The solution to overcome the crisis in France? Do everything just like the Germans?!
This is at least what Nicolas Sarkozy seemed to suggest during his televised speech after the EU summit in Brussels. It is true that the German economy succeeds better than France in two major points: Germany has lower unemployment rates and its’ public finances are in order. Indeed, France would be well advised to copy some of Germany’s economic system to stimulate growth.
One might think, for example, of the innovative functionality of many export-oriented small and medium size companies or Germany’s dual system of vocational training for young people who prefer professional experience and training on the job to academic education.
However, there is at least one area in which Berlin would do well to copy Paris: family policy. With two children per woman, France’s fertility rate is close to the replacement level. Germany’s fertility is only at 1.36 children per woman. For Germany, the low fertility level is massively accelerating the process if population ageing, which will lead to increased spending for old age dependency, painful reductions of pension payments and a significant reduction in population size.
What French recipes should be adopted in Germany ? Demographers uniformly note: the key factor for fertility rates in developed countries is a significant support for parents, and especially women, to combine work and family life. Otherwise, many give up on having children or delay the arrival of children in order to not sacrifice their professional ambitions. Mothers’ working activities are much more encouraged in France than in Germany, especially when it comes to full time employment.
This is mainly true to the fact that all day child care centers are far more numerous in France than in Germany. Moreover, childminers and “nannies” at home are massively subsidized by the family allowance funds and tax cuts in France. According to Angela Luci, author of a study edited by the Friedrich-Ebert Foundation, 28% of children between 0 and 2 years benefit from a form of child care in France, against only 9% in Germany.

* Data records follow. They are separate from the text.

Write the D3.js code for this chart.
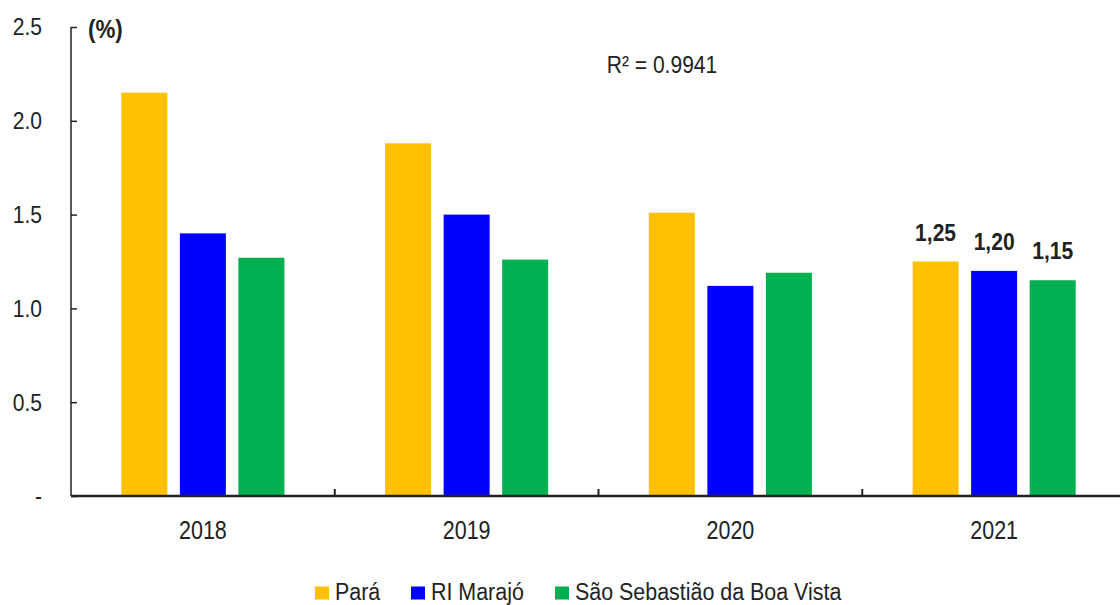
<!DOCTYPE html>
<html><head><meta charset="utf-8">
<script src="https://cdn.jsdelivr.net/npm/d3@7"></script>
<style>
html,body{margin:0;padding:0;background:#fff;}
svg text{font-family:"Liberation Sans Narrow","Arial Narrow","Liberation Sans",sans-serif;fill:#222;}
</style></head>
<body>
<svg id="c" width="1120" height="605"></svg>
<script>
const years = ["2018","2019","2020","2021"];
const seriesNames = ["Pará","RI Marajó","São Sebastião da Boa Vista"];
const para = [2.15, 1.88, 1.51, 1.25];
const marajo = [1.40, 1.50, 1.12, 1.20];
const ssbv = [1.27, 1.26, 1.19, 1.15];
const colors = ["#FFC000","#0000FF","#00B050"];
const yTicks = [0, 0.5, 1.0, 1.5, 2.0, 2.5];
const yTickLabels = ["-", "0.5", "1.0", "1.5", "2.0", "2.5"];
const labels2021 = ["1,25","1,20","1,15"];
const r2Text = "R² = 0.9941";

(function(){
const SX = 0.86;
const svg = d3.select("#c");
const mL = 71, mB = 496, mT = 27, mR = 1126;
const y = d3.scaleLinear().domain([0, 2.5]).range([mB, mT]);
const x0 = d3.scaleBand().domain(years).range([mL, mR]).paddingInner(0).paddingOuter(0);
const x1 = d3.scaleBand().domain(seriesNames).range([0, x0.bandwidth()]).paddingInner(0.214).paddingOuter(0.86);
const data = [para, marajo, ssbv];

years.forEach((yr, i) => {
  const g = svg.append("g").attr("transform", `translate(${x0(yr)},0)`);
  seriesNames.forEach((s, j) => {
    g.append("rect")
      .attr("x", x1(s)).attr("width", x1.bandwidth())
      .attr("y", y(data[j][i])).attr("height", y(0) - y(data[j][i]))
      .attr("fill", colors[j]);
  });
});

const yAxis = d3.axisLeft(y).tickValues(yTicks).tickSize(-6).tickPadding(29)
  .tickFormat((d, i) => yTickLabels[i]);
const ya = svg.append("g").attr("transform", `translate(${mL},0)`).call(yAxis);
ya.select(".domain").attr("stroke", "#222").attr("stroke-width", 1.5).attr("d", `M0,${mT}V${mB}`);
ya.selectAll(".tick line").attr("stroke", "#222").attr("stroke-width", 1.5);
ya.selectAll(".tick text").style("font-size", "24.5px").attr("x", -29 / SX)
  .attr("transform", `scale(${SX},1)`).attr("fill", "#222");

const xa = svg.append("g").attr("transform", `translate(0,${mB})`)
  .call(d3.axisBottom(x0).tickSize(0).tickPadding(25));
xa.select(".domain").attr("stroke", "#222").attr("stroke-width", 2.5).attr("d", `M${mL},0H1120`);
xa.selectAll(".tick text").style("font-size", "25px").attr("transform", `scale(${SX},1)`).attr("fill", "#222");
svg.append("g").selectAll("line").data(years.slice(1)).join("line")
  .attr("x1", d => x0(d)).attr("x2", d => x0(d))
  .attr("y1", mB).attr("y2", mB - 7)
  .attr("stroke", "#222").attr("stroke-width", 2);

svg.append("text").attr("transform", `translate(88,38) scale(${SX},1)`)
  .style("font-size", "26px").style("font-weight", "bold").text("(%)");

svg.append("text").attr("transform", `translate(662,73) scale(${SX},1)`)
  .attr("text-anchor", "middle").style("font-size", "24.5px").text(r2Text);

const g21 = svg.append("g").attr("transform", `translate(${x0("2021")},0)`);
seriesNames.forEach((s, j) => {
  g21.append("text")
    .attr("transform", `translate(${x1(s) + x1.bandwidth() / 2},${y(data[j][3]) - 21}) scale(${SX},1)`)
    .attr("text-anchor", "middle")
    .style("font-size", "24.5px").style("font-weight", "bold")
    .text(labels2021[j]);
});

const legX = [315, 411, 555];
const lg = svg.append("g");
seriesNames.forEach((s, j) => {
  lg.append("rect").attr("x", legX[j]).attr("y", 586.5).attr("width", 14).attr("height", 13).attr("fill", colors[j]);
  lg.append("text").attr("transform", `translate(${legX[j] + 20},600) scale(0.875,1)`)
    .style("font-size", "24.5px").text(s);
});
})();
</script>
</body></html>
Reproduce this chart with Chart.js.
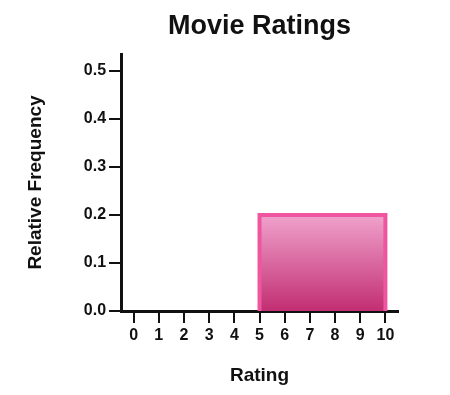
<!DOCTYPE html>
<html>
<head>
<meta charset="utf-8">
<script src="https://cdn.jsdelivr.net/npm/chart.js@4/dist/chart.umd.min.js"></script>
<style>
html,body{margin:0;padding:0;background:#fff;}
#wrap{width:450px;height:395px;}
</style>
</head>
<body>
<div id="wrap"><canvas id="c" width="450" height="395"></canvas></div>
<script>
// Data
const binStarts = [0, 1, 2, 3, 4, 5, 6, 7, 8, 9];
const binWidth = 1;
const relFreq = [0, 0, 0, 0, 0, 0.2, 0.2, 0.2, 0.2, 0.2];
const xTickValues = [0, 1, 2, 3, 4, 5, 6, 7, 8, 9, 10];
const yTickValues = [0, 0.1, 0.2, 0.3, 0.4, 0.5];
const chartTitle = 'Movie Ratings';
const xTitle = 'Rating';
const yTitle = 'Relative Frequency';

// Build the histogram outline from the bins
const outline = [];
let prev = 0;
binStarts.forEach((s, i) => {
  const f = relFreq[i];
  if (f === 0 && prev === 0) { prev = f; return; }
  outline.push({x: s, y: prev});
  outline.push({x: s, y: f});
  outline.push({x: s + binWidth, y: f});
  prev = f;
});
if (prev !== 0) outline.push({x: binStarts[binStarts.length - 1] + binWidth, y: 0});

const FONT = '"Liberation Sans", Arial, Helvetica, sans-serif';

const titlePlugin = {
  id: 'centerTitle',
  afterDraw(chart) {
    const ctx = chart.ctx, a = chart.chartArea;
    ctx.save();
    ctx.font = 'bold 27px ' + FONT;
    ctx.fillStyle = '#111';
    ctx.textAlign = 'center';
    ctx.textBaseline = 'middle';
    ctx.fillText(chartTitle, (a.left + a.right) / 2, 27);
    ctx.restore();
  }
};

const ctx = document.getElementById('c').getContext('2d');
new Chart(ctx, {
  type: 'line',
  data: {
    datasets: [{
      data: outline,
      borderColor: '#f0559f',
      borderWidth: 4,
      pointRadius: 0,
      tension: 0,
      fill: 'origin',
      backgroundColor: (c) => {
        const a = c.chart.chartArea;
        if (!a) return '#e070a8';
        const ys = c.chart.scales.y;
        const top = ys.getPixelForValue(0.2);
        const bot = ys.getPixelForValue(0);
        const g = c.chart.ctx.createLinearGradient(0, top, 0, bot);
        g.addColorStop(0, '#f0a2cd');
        g.addColorStop(1, '#c22e72');
        return g;
      }
    }]
  },
  options: {
    responsive: false,
    animation: false,
    layout: {padding: {top: 54, right: 52, left: 24, bottom: 8}},
    plugins: {legend: {display: false}, tooltip: {enabled: false}, title: {display: false}},
    scales: {
      x: {
        type: 'linear',
        min: -0.5, max: 10.5,
        afterBuildTicks: (s) => { s.ticks = xTickValues.map(v => ({value: v})); },
        grid: {drawOnChartArea: false, drawTicks: true, tickLength: 12, color: '#111', lineWidth: 2},
        border: {display: true, color: '#111', width: 3},
        ticks: {color: '#111', font: {family: FONT, size: 16, weight: 'bold'}, padding: 3, maxRotation: 0, autoSkip: false},
        title: {display: true, text: xTitle, color: '#111', font: {family: FONT, size: 19, weight: 'bold'}, padding: {top: 16, bottom: 0}}
      },
      y: {
        type: 'linear',
        min: 0, max: 0.535,
        afterBuildTicks: (s) => { s.ticks = yTickValues.map(v => ({value: v})); },
        grid: {drawOnChartArea: false, drawTicks: true, tickLength: 12, color: '#111', lineWidth: 2},
        border: {display: true, color: '#111', width: 3},
        ticks: {color: '#111', font: {family: FONT, size: 16, weight: 'bold'}, padding: 3, callback: (v) => Number(v).toFixed(1)},
        title: {display: true, text: yTitle, color: '#111', font: {family: FONT, size: 19, weight: 'bold'}, padding: {top: 0, bottom: 34}}
      }
    }
  },
  plugins: [titlePlugin]
});
</script>
</body>
</html>
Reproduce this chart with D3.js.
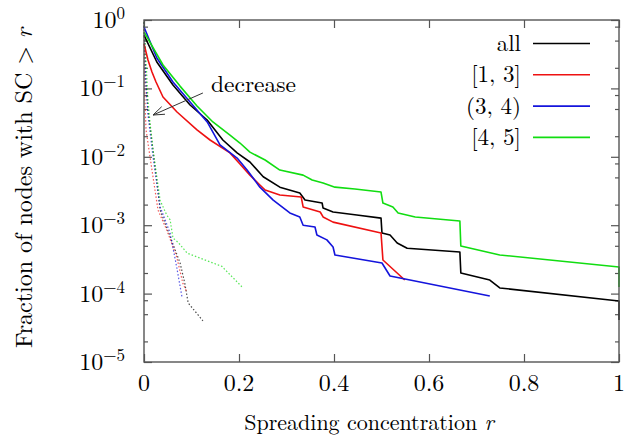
<!DOCTYPE html>
<html>
<head>
<meta charset="utf-8">
<script src="https://cdn.jsdelivr.net/npm/d3@7"></script>
<style>
  body { margin: 0; background: #fff; }
</style>
</head>
<body>
<div id="chart"></div>
<script>
// solid curves: r values and fraction of nodes with SC > r
var allR = [0, 0.027, 0.061, 0.097, 0.133, 0.166, 0.196, 0.223, 0.251, 0.286, 0.328, 0.339, 0.375, 0.377, 0.398, 0.448, 0.499, 0.501, 0.518, 0.533, 0.554, 0.665, 0.667, 0.728, 0.749, 1.0, 1.0];
var allF = [0.60, 0.243, 0.112, 0.0572, 0.0345, 0.0176, 0.0114, 0.0084, 0.0051, 0.0036, 0.00296, 0.00233, 0.00211, 0.00178, 0.00156, 0.00141, 0.00127, 0.00077, 0.00072, 0.00055, 0.00046, 0.000405, 0.0002, 0.000158, 0.000121, 0.000078, 0.000041];

var lowR = [0, 0.0084, 0.0168, 0.0253, 0.040, 0.0695, 0.1116, 0.139, 0.181, 0.202, 0.223, 0.244, 0.255, 0.286, 0.331, 0.335, 0.371, 0.377, 0.398, 0.499, 0.503, 0.549];
var lowF = [0.446, 0.26, 0.174, 0.124, 0.0748, 0.0452, 0.0247, 0.0176, 0.0114, 0.00785, 0.0054, 0.00387, 0.00327, 0.00277, 0.00258, 0.00185, 0.00156, 0.00132, 0.00111, 0.00077, 0.00031, 0.000158];

var midR = [0, 0.027, 0.061, 0.097, 0.133, 0.16, 0.196, 0.217, 0.244, 0.272, 0.307, 0.328, 0.335, 0.36, 0.364, 0.385, 0.398, 0.402, 0.501, 0.518, 0.728];
var midF = [0.79, 0.278, 0.124, 0.0633, 0.0323, 0.0149, 0.0096, 0.0064, 0.0036, 0.00233, 0.00151, 0.00132, 0.0010, 0.00094, 0.00072, 0.00061, 0.00048, 0.000367, 0.00028, 0.000181, 0.000092];

var highR = [0, 0.04, 0.0758, 0.1116, 0.145, 0.181, 0.202, 0.223, 0.255, 0.286, 0.335, 0.354, 0.377, 0.402, 0.444, 0.499, 0.503, 0.524, 0.535, 0.571, 0.665, 0.667, 0.749, 1.0, 1.0];
var highF = [0.67, 0.22, 0.108, 0.0553, 0.0323, 0.0208, 0.0159, 0.0117, 0.00898, 0.0064, 0.0054, 0.00458, 0.00414, 0.0036, 0.00338, 0.00305, 0.00211, 0.00185, 0.00151, 0.00132, 0.00115, 0.000497, 0.000367, 0.000245, 0.000125];

// dotted curves (the "decrease" group)
var allDotR = [0, 0.002, 0.004, 0.0084, 0.019, 0.034, 0.055, 0.076, 0.086, 0.093, 0.124];
var allDotF = [0.93, 0.36, 0.13, 0.048, 0.0126, 0.00166, 0.00068, 0.00028, 0.00014, 0.000073, 0.00004];
var lowDotR = [0, 0.001, 0.002, 0.0042, 0.0168, 0.0295, 0.048, 0.069, 0.082, 0.089];
var lowDotF = [0.93, 0.26, 0.068, 0.025, 0.0064, 0.00166, 0.00085, 0.00034, 0.00014, 0.00011];
var midDotR = [0, 0.002, 0.004, 0.0084, 0.019, 0.034, 0.055, 0.069, 0.080];
var midDotF = [0.93, 0.31, 0.11, 0.041, 0.010, 0.00185, 0.00077, 0.00024, 0.000089];
var highDotR = [0, 0.0042, 0.0084, 0.0126, 0.019, 0.034, 0.048, 0.055, 0.061, 0.072, 0.091, 0.164, 0.206];
var highDotF = [0.93, 0.26, 0.068, 0.032, 0.0126, 0.0023, 0.0014, 0.0012, 0.00065, 0.00056, 0.00039, 0.00025, 0.000126];

var legendLabels = ["all", "[1, 3]", "(3, 4)", "[4, 5]"];
var xTicks = [0, 0.2, 0.4, 0.6, 0.8, 1];
var yExponents = [0, -1, -2, -3, -4, -5];

var W = 634, H = 445,
    mleft = 144, mright = 619, mtop = 20, mbottom = 362;

var colors = ["#000000", "#ee1111", "#1414dc", "#11dd11"];
var serif = "'Latin Modern Roman'";

var svg = d3.select("#chart")
  .append("svg")
  .attr("width", W)
  .attr("height", H);

var x = d3.scaleLinear().domain([0, 1]).range([mleft, mright]);
var y = d3.scaleLog().domain([1e-5, 1]).range([mbottom, mtop]);

// minor ticks at 2, 5, 8 per decade
var minor = [];
yExponents.slice(1).forEach(function(e) {
  [2, 5, 8].forEach(function(m) { minor.push(m * Math.pow(10, e)); });
});
var major = yExponents.map(function(e) { return Math.pow(10, e); });

var axisColor = "#555";

function styleAxis(g) {
  g.select(".domain").remove();
  g.selectAll("line").attr("stroke", axisColor).attr("stroke-width", 1.2);
  g.selectAll("text").remove();
}

svg.append("g").attr("transform", "translate(0," + mbottom + ")")
  .call(d3.axisBottom(x).tickValues(xTicks).tickSize(-8)).call(styleAxis);
svg.append("g").attr("transform", "translate(0," + mtop + ")")
  .call(d3.axisTop(x).tickValues(xTicks).tickSize(-8)).call(styleAxis);
svg.append("g").attr("transform", "translate(" + mleft + ",0)")
  .call(d3.axisLeft(y).tickValues(major).tickSize(-8)).call(styleAxis);
svg.append("g").attr("transform", "translate(" + mleft + ",0)")
  .call(d3.axisLeft(y).tickValues(minor).tickSize(-4)).call(styleAxis);
svg.append("g").attr("transform", "translate(" + mright + ",0)")
  .call(d3.axisRight(y).tickValues(major).tickSize(-8)).call(styleAxis);
svg.append("g").attr("transform", "translate(" + mright + ",0)")
  .call(d3.axisRight(y).tickValues(minor).tickSize(-4)).call(styleAxis);

// tick labels
svg.selectAll(".xl").data(xTicks).enter().append("text")
  .attr("x", function(d) { return x(d); })
  .attr("y", mbottom + 29)
  .attr("text-anchor", "middle")
  .style("font-family", serif)
  .style("font-size", "24px")
  .text(function(d) { return d; });

var yl = svg.selectAll(".yl").data(yExponents).enter().append("text")
  .attr("x", 125)
  .attr("y", function(d) { return y(Math.pow(10, d)) + 8; })
  .attr("text-anchor", "end")
  .style("font-family", serif)
  .style("font-size", "24px");
yl.append("tspan").text("10");
yl.append("tspan").attr("dy", -9).style("font-size", "17px")
  .text(function(d) { return d === 0 ? "0" : "\u2212" + (-d); });

// axis titles
var xt = svg.append("text")
  .attr("x", 369).attr("y", 430)
  .attr("text-anchor", "middle")
  .style("font-family", serif)
  .style("font-size", "22px");
xt.append("tspan").text("Spreading concentration ");
xt.append("tspan").style("font-style", "italic").text("r");

var yt = svg.append("text")
  .attr("transform", "translate(32,188) rotate(-90)")
  .attr("text-anchor", "middle")
  .style("font-family", serif)
  .style("font-size", "24px");
yt.append("tspan").text("Fraction of nodes with SC > ");
yt.append("tspan").style("font-style", "italic").text("r");

var line = d3.line()
  .x(function(d) { return x(d[0]); })
  .y(function(d) { return y(d[1]); });

function pairs(rs, fs) {
  return rs.map(function(r, i) { return [r, fs[i]]; });
}

var dotted = [pairs(allDotR, allDotF), pairs(lowDotR, lowDotF), pairs(midDotR, midDotF), pairs(highDotR, highDotF)];
svg.selectAll(".dot").data(dotted).enter().append("path")
  .attr("d", line)
  .attr("fill", "none")
  .attr("stroke", function(d, i) { return colors[i]; })
  .attr("stroke-width", 1.2)
  .attr("stroke-dasharray", "1.5,2")
  .attr("opacity", 0.7);

var solid = [pairs(allR, allF), pairs(lowR, lowF), pairs(midR, midF), pairs(highR, highF)];
svg.selectAll(".solid").data(solid).enter().append("path")
  .attr("d", line)
  .attr("fill", "none")
  .attr("stroke", function(d, i) { return colors[i]; })
  .attr("stroke-width", 1.6)
  .attr("stroke-linejoin", "round");

// frame
svg.append("rect")
  .attr("x", mleft).attr("y", mtop)
  .attr("width", mright - mleft).attr("height", mbottom - mtop)
  .attr("fill", "none")
  .attr("stroke", axisColor)
  .attr("stroke-width", 1.4);

// annotation
var tail = [x(0.124), y(0.0857)], head = [x(0.019), y(0.0408)];
svg.append("line")
  .attr("x1", tail[0]).attr("y1", tail[1])
  .attr("x2", head[0]).attr("y2", head[1])
  .attr("stroke", "#333").attr("stroke-width", 1);
var ang = Math.atan2(tail[1] - head[1], tail[0] - head[0]);
[0.35, -0.35].forEach(function(da) {
  svg.append("line")
    .attr("x1", head[0]).attr("y1", head[1])
    .attr("x2", head[0] + 12 * Math.cos(ang + da))
    .attr("y2", head[1] + 12 * Math.sin(ang + da))
    .attr("stroke", "#333").attr("stroke-width", 1);
});
svg.append("text")
  .attr("x", x(0.141)).attr("y", y(0.0857) - 1)
  .style("font-family", serif)
  .style("font-size", "23.5px")
  .text("decrease");

// legend
var lg = svg.selectAll(".lg").data(legendLabels).enter().append("g")
  .attr("transform", function(d, i) { return "translate(0," + (43.5 + i * 31.3) + ")"; });
lg.append("text")
  .attr("x", 521).attr("y", 7.5)
  .attr("text-anchor", "end")
  .style("font-family", serif)
  .style("font-size", "23px")
  .text(function(d) { return d; });
lg.append("line")
  .attr("x1", 533).attr("x2", 590)
  .attr("stroke", function(d, i) { return colors[i]; })
  .attr("stroke-width", 1.6);
</script>
</body>
</html>
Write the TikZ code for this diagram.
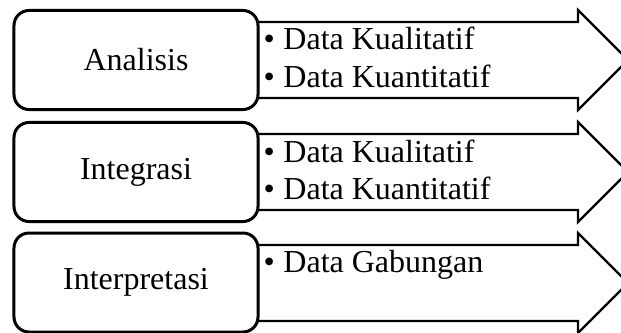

Furthermore, in France 99% of children aged 3 to 6 are in (all-day!) pre-school, which is however not mandatory, against 78% of young Germans who are in the “kindergarten” with much less generous opening hours. In addition, the 35 hours -week in France also contributes to the fact that female full time employment is much higher in France than in Germany.
Family allowances are certainly lower in France than in Germany but they are not income-tested, so continue working makes a financial gain for mothers. The tax systems are in both countries unfavorable for second earners, but in France the tax is lighter than in Germany due to the fact that the number of children is taken into account when calculating the tax deductions. Germany ignores this child-dimension in the tax system. Instead of a family tax splitting system, Germany only has a spouse tax splitting system. Consequently, the German tax system benefits couples with large wage differentials much more than the French system, implying a strong support of the traditional male breadwinner model.
Finally, many German mothers work in badly paid part time jobs or precarious “mini jobs” which are exempt from social security contributions. In addition, there is no legal minimum wage in Germany. Consequently, women, and especially mothers, in Germany are often stuck in jobs with bad working conditions and low career perspectives. This situation discourages many, especially highly qualified, women from having children. Hence, the German example shows that there are important interactions between demographic dynamics and the labour market context, which must not be underestimated. France is therefore well advised to tackle labour market reforms with great carefulness and should not hastily copy every German social policy innovation.